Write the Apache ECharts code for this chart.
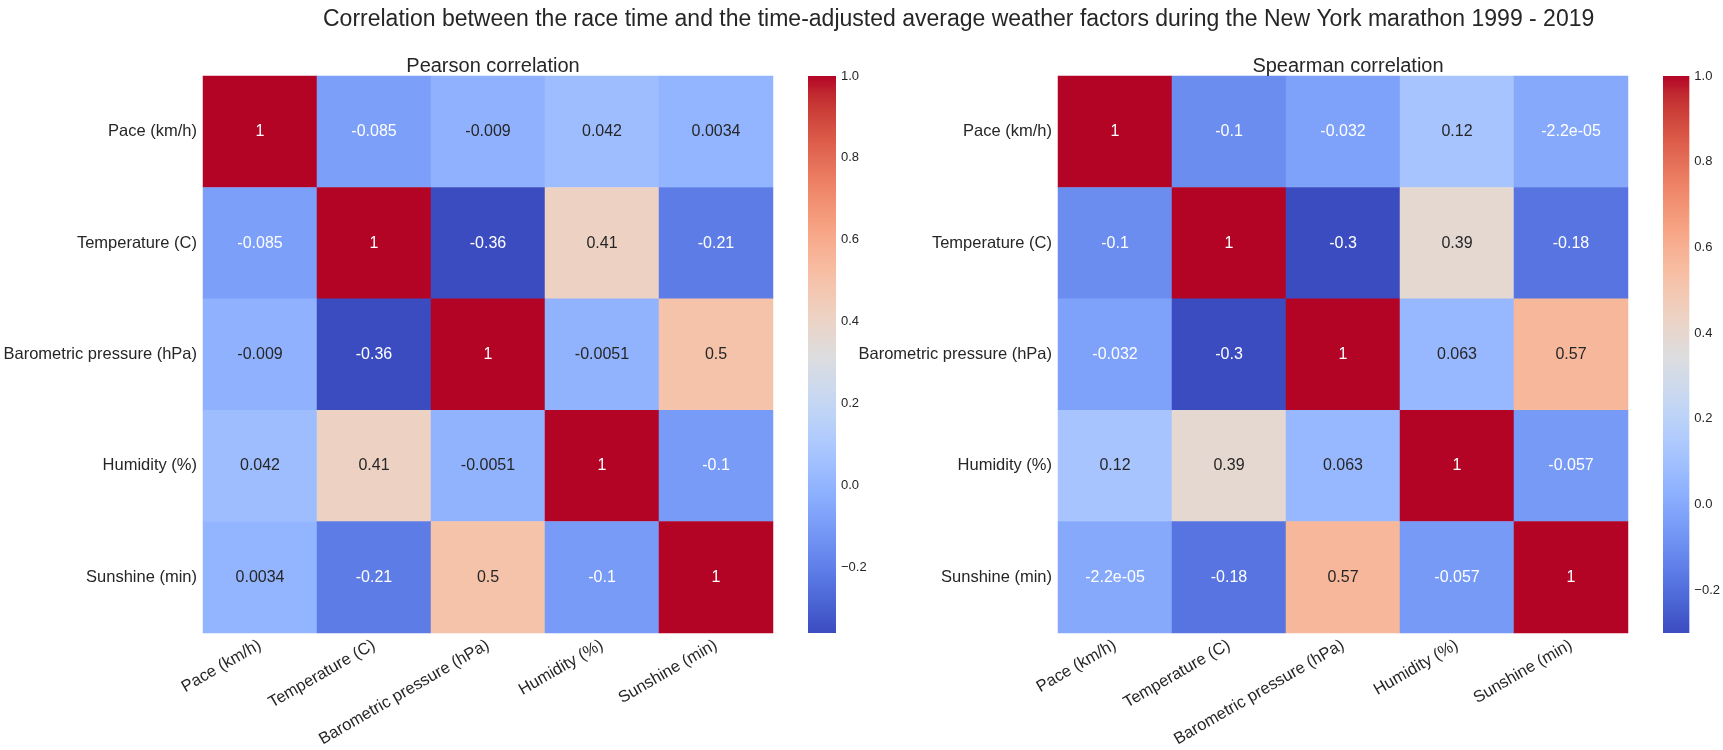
<!DOCTYPE html>
<html>
<head>
<meta charset="utf-8">
<script src="https://cdn.jsdelivr.net/npm/echarts@6/dist/echarts.min.js"></script>
<style>
  html, body { margin: 0; padding: 0; background: #ffffff; }
  #chart { width: 1723px; height: 750px; }
</style>
</head>
<body>
<div id="chart"></div>
<script>
// ---------- data ----------
const categories = ['Pace (km/h)', 'Temperature (C)', 'Barometric pressure (hPa)', 'Humidity (%)', 'Sunshine (min)'];
const pearson = [
  [1, -0.085, -0.009, 0.042, 0.0034],
  [-0.085, 1, -0.36, 0.41, -0.21],
  [-0.009, -0.36, 1, -0.0051, 0.5],
  [0.042, 0.41, -0.0051, 1, -0.1],
  [0.0034, -0.21, 0.5, -0.1, 1]
];
const spearman = [
  [1, -0.1, -0.032, 0.12, -2.2e-5],
  [-0.1, 1, -0.3, 0.39, -0.18],
  [-0.032, -0.3, 1, 0.063, 0.57],
  [0.12, 0.39, 0.063, 1, -0.057],
  [-2.2e-5, -0.18, 0.57, -0.057, 1]
];
const colorbarTicks = [-0.2, 0.0, 0.2, 0.4, 0.6, 0.8, 1.0];
const mainTitle = 'Correlation between the race time and the time-adjusted average weather factors during the New York marathon 1999 - 2019';
const panelTitles = ['Pearson correlation', 'Spearman correlation'];

// ---------- coolwarm colormap (Moreland) ----------
const coolwarm = [
  [59,76,192],[68,90,204],[77,104,215],[87,117,225],[98,130,234],[108,142,241],[119,154,247],[130,165,251],
  [141,176,254],[152,185,255],[163,194,255],[174,201,253],[184,208,249],[194,213,244],[204,217,238],[213,219,230],
  [221,221,221],[229,216,209],[236,211,197],[241,204,185],[245,196,173],[247,187,160],[247,177,148],[247,166,135],
  [244,154,123],[241,141,111],[236,127,99],[229,112,88],[222,96,77],[213,80,66],[203,62,56],[192,40,47],[180,4,38]
];
const cwHex = coolwarm.map(c => '#' + c.map(x => x.toString(16).padStart(2, '0')).join(''));
function cwAt(t) {
  t = Math.max(0, Math.min(1, t));
  const p = t * (coolwarm.length - 1);
  const i = Math.min(Math.floor(p), coolwarm.length - 2);
  const f = p - i;
  return coolwarm[i].map((c, k) => c + (coolwarm[i + 1][k] - c) * f);
}
function luminance(rgb) {
  const lin = rgb.map(c => { c = c / 255; return c <= 0.03928 ? c / 12.92 : Math.pow((c + 0.055) / 1.055, 2.4); });
  return 0.2126 * lin[0] + 0.7152 * lin[1] + 0.0722 * lin[2];
}
function fmt2g(v) {
  if (v === 0) return '0';
  const e = Math.floor(Math.log10(Math.abs(v)));
  if (e < -4 || e >= 2) {
    return v.toExponential(1).replace(/e([+-])(\d+)$/, (m, s, d) => 'e' + s + d.padStart(2, '0'));
  }
  return String(parseFloat(v.toPrecision(2)));
}
function buildCells(mat, mn, mx) {
  const out = [];
  mat.forEach((row, i) => row.forEach((v, j) => {
    const lum = luminance(cwAt((v - mn) / (mx - mn)));
    out.push({ value: [j, i, v], label: { color: lum > 0.408 ? '#262626' : '#ffffff' } });
  }));
  return out;
}
const mats = [pearson, spearman];
const mins = mats.map(m => Math.min(...m.flat()));
const maxs = mats.map(m => Math.max(...m.flat()));

const textColor = '#262626';
const fontFamily = '"Liberation Sans", Arial, sans-serif';
const heatLeft = [203, 1058];
const cbLeft = [808, 1663];
const gridTop = 76, gridH = 557, hmW = 570, cbW = 28;

const grids = [], xAxes = [], yAxes = [], series = [], visualMaps = [], titles = [];
titles.push({ text: mainTitle, left: 318, top: 3, textStyle: { fontSize: 23, fontWeight: 'normal', color: textColor, fontFamily } });
[0, 1].forEach(k => {
  titles.push({ text: panelTitles[k], left: heatLeft[k] + hmW / 2, top: 51, textAlign: 'center',
    textStyle: { fontSize: 20, fontWeight: 'normal', color: textColor, fontFamily } });
  // heatmap grid
  grids.push({ left: heatLeft[k], top: gridTop, width: hmW, height: gridH });
  xAxes.push({ type: 'category', gridIndex: 2 * k, data: categories, axisLine: { show: false }, axisTick: { show: false },
    axisLabel: { rotate: 30, fontSize: 16.5, color: textColor, fontFamily, margin: 11, interval: 0 }, splitLine: { show: false } });
  yAxes.push({ type: 'category', gridIndex: 2 * k, data: categories, inverse: true, axisLine: { show: false }, axisTick: { show: false },
    axisLabel: { fontSize: 16.5, color: textColor, fontFamily, margin: 6, interval: 0 }, splitLine: { show: false } });
  series.push({ type: 'heatmap', xAxisIndex: 2 * k, yAxisIndex: 2 * k, data: buildCells(mats[k], mins[k], maxs[k]),
    label: { show: true, fontSize: 16, fontFamily, formatter: p => fmt2g(p.value[2]) },
    itemStyle: { borderWidth: 0 }, emphasis: { disabled: true } });
  visualMaps.push({ type: 'continuous', show: false, seriesIndex: series.length - 1, dimension: 2,
    min: mins[k], max: maxs[k], inRange: { color: cwHex } });
  // colorbar grid
  grids.push({ left: cbLeft[k], top: gridTop, width: cbW, height: gridH });
  xAxes.push({ type: 'value', gridIndex: 2 * k + 1, min: 0, max: 1, show: false });
  yAxes.push({ type: 'value', gridIndex: 2 * k + 1, min: mins[k], max: maxs[k], position: 'right',
    axisLine: { show: false }, axisTick: { show: false }, splitLine: { show: false },
    axisLabel: { customValues: colorbarTicks, fontSize: 13, color: textColor, fontFamily, margin: 5,
      formatter: v => (v < 0 ? '\u2212' : '') + Math.abs(v).toFixed(1) } });
  series.push({ type: 'custom', xAxisIndex: 2 * k + 1, yAxisIndex: 2 * k + 1, silent: true,
    data: [[0, 1, mins[k], maxs[k]]],
    renderItem: (params, api) => {
      const tl = api.coord([api.value(0), api.value(3)]);
      const br = api.coord([api.value(1), api.value(2)]);
      const stops = cwHex.map((c, i) => ({ offset: 1 - i / (cwHex.length - 1), color: c }));
      return { type: 'rect', shape: { x: tl[0], y: tl[1], width: br[0] - tl[0], height: br[1] - tl[1] },
        style: { fill: new echarts.graphic.LinearGradient(0, 0, 0, 1, stops) } };
    } });
});

const chart = echarts.init(document.getElementById('chart'), null, { renderer: 'canvas' });
chart.setOption({
  backgroundColor: '#ffffff',
  animation: false,
  title: titles,
  grid: grids,
  xAxis: xAxes,
  yAxis: yAxes,
  visualMap: visualMaps,
  series: series
});
</script>
</body>
</html>
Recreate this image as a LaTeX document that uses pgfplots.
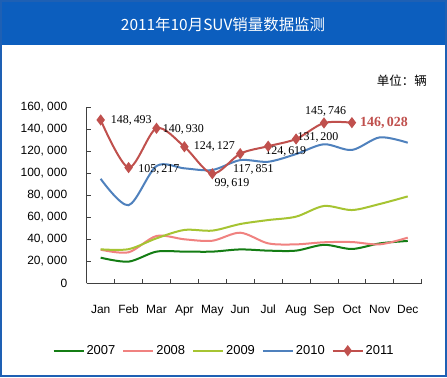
\documentclass[border=0pt]{standalone}
\usepackage{fontspec}
\setmainfont{Liberation Sans}
\newfontfamily\cjk{Noto Sans CJK SC}
\newfontfamily\dlfont{Liberation Serif}
\usepackage{pgfplots}
\pgfplotsset{compat=1.18}
\definecolor{c07}{RGB}{20,125,20}
\definecolor{c08}{RGB}{240,130,128}
\definecolor{c09}{RGB}{166,196,50}
\definecolor{c10}{RGB}{79,129,189}
\definecolor{c11}{RGB}{192,80,77}
\definecolor{titleblue}{RGB}{12,94,190}
\definecolor{framecol}{RGB}{30,96,180}
\begin{document}
\begin{tikzpicture}[x=1bp,y=1bp]
\useasboundingbox (0,0) rectangle (447,377);
\fill[white] (0,0) rectangle (447,377);
\fill[titleblue] (0,332) rectangle (447,377);
\draw[framecol, line width=2bp] (1,1) rectangle (446,376);
\node[white, font=\cjk\fontsize{15.5}{18}\selectfont] at (223,352) {2011年10月SUV销量数据监测};
\node[anchor=east, inner sep=0, font=\cjk\fontsize{12.5}{15}\selectfont] at (427,296.3) {单位：辆};
\begin{axis}[
  at={(86.7bp,93.7bp)}, anchor=south west,
  scale only axis, width=335bp, height=176bp,
  xmin=-0.5, xmax=11.5, ymin=0, ymax=160000,
  scaled y ticks=false,
  axis x line*=bottom, axis y line*=left,
  axis line style={black!75, line width=0.8bp},
  tick align=inside, major tick length=4bp,
  tick style={black!75, line width=0.8bp},
  xtick={-0.5,0.5,...,11.5},
  x tick label as interval,
  xticklabels={Jan,Feb,Mar,Apr,May,Jun,Jul,Aug,Sep,Oct,Nov,Dec},
  xticklabel style={yshift=-18bp},
  ytick={0,20000,40000,60000,80000,100000,120000,140000,160000},
  yticklabels={0,{20, 000},{40, 000},{60, 000},{80, 000},{100, 000},{120, 000},{140, 000},{160, 000}},
  yticklabel style={xshift=-16bp},
  tick label style={font=\fontsize{12}{14}\selectfont},
  legend columns=5,
  legend style={at={(0.41,-0.383)}, anchor=center, draw=none, fill=none,
    font=\fontsize{13}{15}\selectfont, inner sep=0pt,
    /tikz/every even column/.append style={column sep=5bp}},
  legend image code/.code={\draw[mark repeat=2,mark phase=2,#1] plot coordinates {(0bp,0bp) (15bp,0bp) (30bp,0bp)};},
  clip=false,
]
\addplot[c07, line width=2bp, smooth, no markers] coordinates {
 (0,23300) (1,19700) (2,28800) (3,28800) (4,28800) (5,30800) (6,29700) (7,29700) (8,35000) (9,31200) (10,36300) (11,38500)};
\addlegendentry{2007}
\addplot[c08, line width=2bp, smooth, no markers] coordinates {
 (0,30600) (1,28200) (2,43000) (3,40000) (4,38700) (5,46000) (6,36300) (7,35400) (8,37300) (9,37500) (10,35400) (11,41500)};
\addlegendentry{2008}
\addplot[c09, line width=2bp, smooth, no markers] coordinates {
 (0,30900) (1,31000) (2,40900) (3,48500) (4,47900) (5,53900) (6,57500) (7,60600) (8,70300) (9,66600) (10,72100) (11,79000)};
\addlegendentry{2009}
\addplot[c10, line width=2bp, smooth, no markers] coordinates {
 (0,95000) (1,71000) (2,106600) (3,104500) (4,103000) (5,112000) (6,110500) (7,117500) (8,126400) (9,121200) (10,132700) (11,127800)};
\addlegendentry{2010}
\addplot[c11, line width=2bp, smooth, mark=diamond*, mark size=4bp, mark options={solid, fill=c11, draw=c11}] coordinates {
 (0,148493) (1,105217) (2,140930) (3,124127) (4,99619) (5,117851) (6,124619) (7,131200) (8,145746) (9,146028)};
\addlegendentry{2011}
\begin{scope}[every node/.style={inner sep=0pt, anchor=west, font=\dlfont\fontsize{12}{14}\selectfont}]
\node at (axis cs:0,148493) [xshift=10bp, yshift=-0.7bp] {148,\,493};
\node at (axis cs:1,105217) [xshift=9.7bp, yshift=-1.7bp] {105,\,217};
\node at (axis cs:2,140930) [xshift=6.3bp, yshift=-1bp] {140,\,930};
\node at (axis cs:3,124127) [xshift=9.3bp] {124,\,127};
\node at (axis cs:4,99619) [xshift=2bp, yshift=-9.6bp] {99,\,619};
\node at (axis cs:5,117851) [xshift=-7.3bp, yshift=-15.6bp] {117,\,851};
\node at (axis cs:6,124619) [xshift=-3bp, yshift=-5.5bp] {124,\,619};
\node at (axis cs:7,131200) [xshift=1.3bp, yshift=1.7bp] {131,\,200};
\node at (axis cs:8,145746) [xshift=-19bp, yshift=11.3bp] {145,\,746};
\node[text=c11, font=\dlfont\bfseries\fontsize{14}{16}\selectfont] at (axis cs:9,146028) [xshift=8bp, yshift=0bp] {146,\,028};
\end{scope}
\end{axis}
\end{tikzpicture}
\end{document}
+ + + + +
** Task brief **
Give the lines again word for word, from the start of the records to the line holding "const panelTitles = ['Pearson", both included, and leave out any picture.

** Task response **
Write the Apache ECharts code for this chart.
<!DOCTYPE html>
<html>
<head>
<meta charset="utf-8">
<script src="https://cdn.jsdelivr.net/npm/echarts@6/dist/echarts.min.js"></script>
<style>
  html, body { margin: 0; padding: 0; background: #ffffff; }
  #chart { width: 1723px; height: 750px; }
</style>
</head>
<body>
<div id="chart"></div>
<script>
// ---------- data ----------
const categories = ['Pace (km/h)', 'Temperature (C)', 'Barometric pressure (hPa)', 'Humidity (%)', 'Sunshine (min)'];
const pearson = [
  [1, -0.085, -0.009, 0.042, 0.0034],
  [-0.085, 1, -0.36, 0.41, -0.21],
  [-0.009, -0.36, 1, -0.0051, 0.5],
  [0.042, 0.41, -0.0051, 1, -0.1],
  [0.0034, -0.21, 0.5, -0.1, 1]
];
const spearman = [
  [1, -0.1, -0.032, 0.12, -2.2e-5],
  [-0.1, 1, -0.3, 0.39, -0.18],
  [-0.032, -0.3, 1, 0.063, 0.57],
  [0.12, 0.39, 0.063, 1, -0.057],
  [-2.2e-5, -0.18, 0.57, -0.057, 1]
];
const colorbarTicks = [-0.2, 0.0, 0.2, 0.4, 0.6, 0.8, 1.0];
const mainTitle = 'Correlation between the race time and the time-adjusted average weather factors during the New York marathon 1999 - 2019';
const panelTitles = ['Pearson correlation', 'Spearman correlation'];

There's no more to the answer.